Beverages wise, there’s typically proper Champagne in both classes, though the quality will likely differ between the two.
The same goes for wines — the quality in first class will be noticeably better. Spirits will likely be slightly more top shelf in first class, though there won’t be a huge difference for most airlines.
You’ll receive plush pillows and blankets in both classes. You’re likely to also have a mattress pad in first class to make that flat bed even more comfortable (honestly, on some airlines it will be more comfortable than your bed at home). Crew will sometimes make up your bed for you in first, but not in business. With everything, it depends on the airline.
You will receive pyjamas in first class, but only in some business classes. Amenity kits will be similar, with higher-end products and a few bells and whistles in first over business.
The IFE screens will be noticeably bigger in first class, though the selection will be exactly the same as in business class, and in economy. If there’s Wi-Fi on board, it may be provided free for first-class passengers, but business class might have to pay.
In first class, you can expect to be addressed by name by the crew at each interaction and your glass will never be empty.
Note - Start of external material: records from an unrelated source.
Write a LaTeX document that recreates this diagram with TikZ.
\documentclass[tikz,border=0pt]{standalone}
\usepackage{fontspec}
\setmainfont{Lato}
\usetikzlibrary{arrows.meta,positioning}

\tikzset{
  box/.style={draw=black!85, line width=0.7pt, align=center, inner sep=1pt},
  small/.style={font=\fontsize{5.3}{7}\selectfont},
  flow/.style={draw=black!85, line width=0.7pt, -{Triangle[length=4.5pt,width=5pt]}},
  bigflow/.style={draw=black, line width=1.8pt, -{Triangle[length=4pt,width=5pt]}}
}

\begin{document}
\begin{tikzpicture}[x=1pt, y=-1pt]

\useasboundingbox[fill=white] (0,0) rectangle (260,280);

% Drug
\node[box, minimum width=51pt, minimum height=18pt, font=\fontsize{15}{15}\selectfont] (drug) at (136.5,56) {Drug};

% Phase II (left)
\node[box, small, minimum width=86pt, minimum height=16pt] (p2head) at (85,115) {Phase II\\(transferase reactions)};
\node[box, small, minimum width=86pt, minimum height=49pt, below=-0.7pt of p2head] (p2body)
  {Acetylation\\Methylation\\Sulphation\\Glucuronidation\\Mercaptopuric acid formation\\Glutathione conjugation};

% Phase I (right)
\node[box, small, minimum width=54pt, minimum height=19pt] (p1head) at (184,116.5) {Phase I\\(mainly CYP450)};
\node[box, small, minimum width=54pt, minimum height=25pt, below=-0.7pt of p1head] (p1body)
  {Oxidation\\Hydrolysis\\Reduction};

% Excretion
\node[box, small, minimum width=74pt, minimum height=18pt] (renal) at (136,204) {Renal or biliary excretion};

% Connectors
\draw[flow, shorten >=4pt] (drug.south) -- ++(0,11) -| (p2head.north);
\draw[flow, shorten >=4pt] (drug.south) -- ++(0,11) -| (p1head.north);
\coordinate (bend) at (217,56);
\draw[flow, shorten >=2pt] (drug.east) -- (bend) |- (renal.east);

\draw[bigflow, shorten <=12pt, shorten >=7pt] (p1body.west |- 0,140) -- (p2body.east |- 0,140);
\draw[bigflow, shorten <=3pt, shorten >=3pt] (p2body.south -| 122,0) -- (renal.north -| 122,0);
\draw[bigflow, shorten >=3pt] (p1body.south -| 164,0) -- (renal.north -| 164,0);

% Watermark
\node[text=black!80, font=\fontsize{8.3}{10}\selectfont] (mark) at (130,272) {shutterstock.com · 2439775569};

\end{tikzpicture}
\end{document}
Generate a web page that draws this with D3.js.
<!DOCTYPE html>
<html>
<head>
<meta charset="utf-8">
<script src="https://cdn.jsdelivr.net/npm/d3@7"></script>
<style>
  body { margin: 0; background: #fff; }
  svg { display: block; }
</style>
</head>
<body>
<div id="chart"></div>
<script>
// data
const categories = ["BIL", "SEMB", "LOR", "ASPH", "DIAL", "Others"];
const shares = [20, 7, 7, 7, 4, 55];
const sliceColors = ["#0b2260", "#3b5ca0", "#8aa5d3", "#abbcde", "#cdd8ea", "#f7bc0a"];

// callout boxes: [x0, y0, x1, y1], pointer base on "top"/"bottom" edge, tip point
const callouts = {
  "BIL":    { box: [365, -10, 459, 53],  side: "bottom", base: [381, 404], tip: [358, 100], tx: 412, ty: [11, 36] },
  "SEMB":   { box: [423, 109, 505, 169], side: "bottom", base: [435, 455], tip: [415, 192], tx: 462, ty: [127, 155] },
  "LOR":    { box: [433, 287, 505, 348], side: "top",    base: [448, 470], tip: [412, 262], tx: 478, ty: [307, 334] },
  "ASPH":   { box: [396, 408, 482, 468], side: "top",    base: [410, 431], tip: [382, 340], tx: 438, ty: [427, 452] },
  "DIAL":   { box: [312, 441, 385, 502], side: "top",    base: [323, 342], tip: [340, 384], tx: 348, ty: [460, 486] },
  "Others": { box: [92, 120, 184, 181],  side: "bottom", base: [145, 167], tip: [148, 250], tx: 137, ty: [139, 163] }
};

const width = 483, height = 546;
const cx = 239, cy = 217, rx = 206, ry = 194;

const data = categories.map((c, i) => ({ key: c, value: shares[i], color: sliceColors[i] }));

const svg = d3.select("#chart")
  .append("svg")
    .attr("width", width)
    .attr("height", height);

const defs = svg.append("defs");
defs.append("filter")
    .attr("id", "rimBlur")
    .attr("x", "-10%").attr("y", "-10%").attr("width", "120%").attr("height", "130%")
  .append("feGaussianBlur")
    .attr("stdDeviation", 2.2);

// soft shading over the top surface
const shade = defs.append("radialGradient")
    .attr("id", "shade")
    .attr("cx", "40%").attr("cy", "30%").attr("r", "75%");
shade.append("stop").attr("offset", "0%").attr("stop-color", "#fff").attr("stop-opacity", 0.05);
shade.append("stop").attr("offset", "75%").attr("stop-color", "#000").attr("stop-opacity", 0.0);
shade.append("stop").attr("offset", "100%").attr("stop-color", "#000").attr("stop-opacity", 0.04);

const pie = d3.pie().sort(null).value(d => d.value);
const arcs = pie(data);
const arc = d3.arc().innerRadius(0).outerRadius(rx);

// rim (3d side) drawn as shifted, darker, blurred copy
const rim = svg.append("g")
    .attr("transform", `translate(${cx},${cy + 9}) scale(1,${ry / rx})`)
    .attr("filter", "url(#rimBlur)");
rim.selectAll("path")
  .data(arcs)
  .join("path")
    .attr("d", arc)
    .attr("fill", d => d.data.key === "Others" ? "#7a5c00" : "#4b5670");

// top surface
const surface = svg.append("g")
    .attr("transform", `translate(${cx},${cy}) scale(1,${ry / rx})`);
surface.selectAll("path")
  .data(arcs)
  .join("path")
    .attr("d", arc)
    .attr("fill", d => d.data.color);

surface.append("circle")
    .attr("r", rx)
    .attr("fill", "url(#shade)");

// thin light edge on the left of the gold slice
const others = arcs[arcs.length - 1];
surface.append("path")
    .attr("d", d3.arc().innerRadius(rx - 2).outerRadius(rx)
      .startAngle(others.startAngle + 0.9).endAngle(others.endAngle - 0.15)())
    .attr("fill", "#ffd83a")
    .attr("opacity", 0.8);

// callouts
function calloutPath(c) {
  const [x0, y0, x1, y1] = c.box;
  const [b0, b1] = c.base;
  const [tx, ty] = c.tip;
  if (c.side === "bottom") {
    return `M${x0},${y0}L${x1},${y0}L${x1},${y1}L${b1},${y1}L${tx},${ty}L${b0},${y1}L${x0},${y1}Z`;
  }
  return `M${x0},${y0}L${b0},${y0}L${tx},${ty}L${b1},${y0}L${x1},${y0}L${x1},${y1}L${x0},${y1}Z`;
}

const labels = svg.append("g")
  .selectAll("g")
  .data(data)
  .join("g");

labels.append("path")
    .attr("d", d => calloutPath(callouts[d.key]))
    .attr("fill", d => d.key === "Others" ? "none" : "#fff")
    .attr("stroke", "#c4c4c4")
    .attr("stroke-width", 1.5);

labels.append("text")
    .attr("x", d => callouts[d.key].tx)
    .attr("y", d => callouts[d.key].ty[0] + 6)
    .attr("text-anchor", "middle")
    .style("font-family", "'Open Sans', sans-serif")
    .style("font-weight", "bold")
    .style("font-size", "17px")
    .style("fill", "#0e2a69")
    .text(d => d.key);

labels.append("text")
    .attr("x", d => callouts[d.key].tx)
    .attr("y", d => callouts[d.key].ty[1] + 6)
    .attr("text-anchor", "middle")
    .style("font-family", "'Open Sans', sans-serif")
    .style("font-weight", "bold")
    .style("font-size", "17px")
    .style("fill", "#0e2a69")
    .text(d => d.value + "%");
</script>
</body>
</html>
In business class, the crew have far more passengers in the cabin to take care of, so the service likely won’t be nearly as personal. You may have to wait for a drink refill and they probably won’t address you by name unless you have a crew member who goes above and beyond.
First class is noticeably more expensive than business class, whether you are using points or miles. A return business-class fare on British Airways between London (LHR) and Los Angeles (LAX) will set you back around £4,000 in business class and a whopping £6,500 in first class. If using Avios you’ll need 130,000 return in business class or 170,000 in first class, off-peak.
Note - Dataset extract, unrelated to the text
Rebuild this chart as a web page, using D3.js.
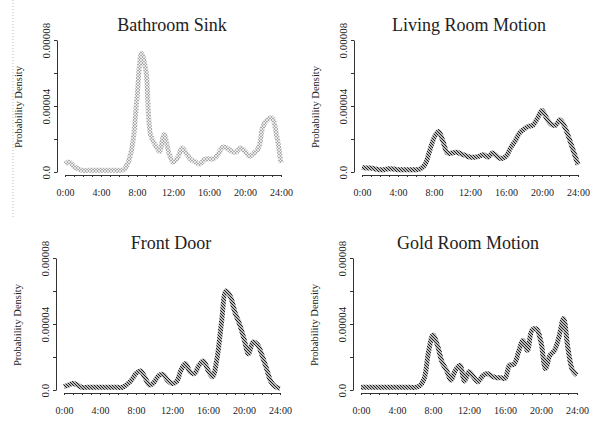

If paying for a cash fare you’ll earn more points and status credits in first than business. For the LAX return, for the cheapest business-class cash fare you’ll earn 280 Tier Points and 16,326 Avios, whereas in first class you will earn 420 Tier Points and 27,210 Avios.
You’re unlikely to have a bad flight in either class on a good airline. For a special occasion, it can be wonderful to splurge on points or cash and go for first class provided you can really make the most of it (enjoy a good lounge before the flight, eat and drink enough on board).
But don’t worry if you can only find availability in business class. The innovations in business class (especially the seat) have hugely narrowed the gap between business and first classes to the point where airlines like Delta and United have done away with international first class altogether because business class is so good.
Of course, with all of these points, it depends on the exact airline you’re flying with. At the end of the day, it pays to do your research before booking so you know what to expect.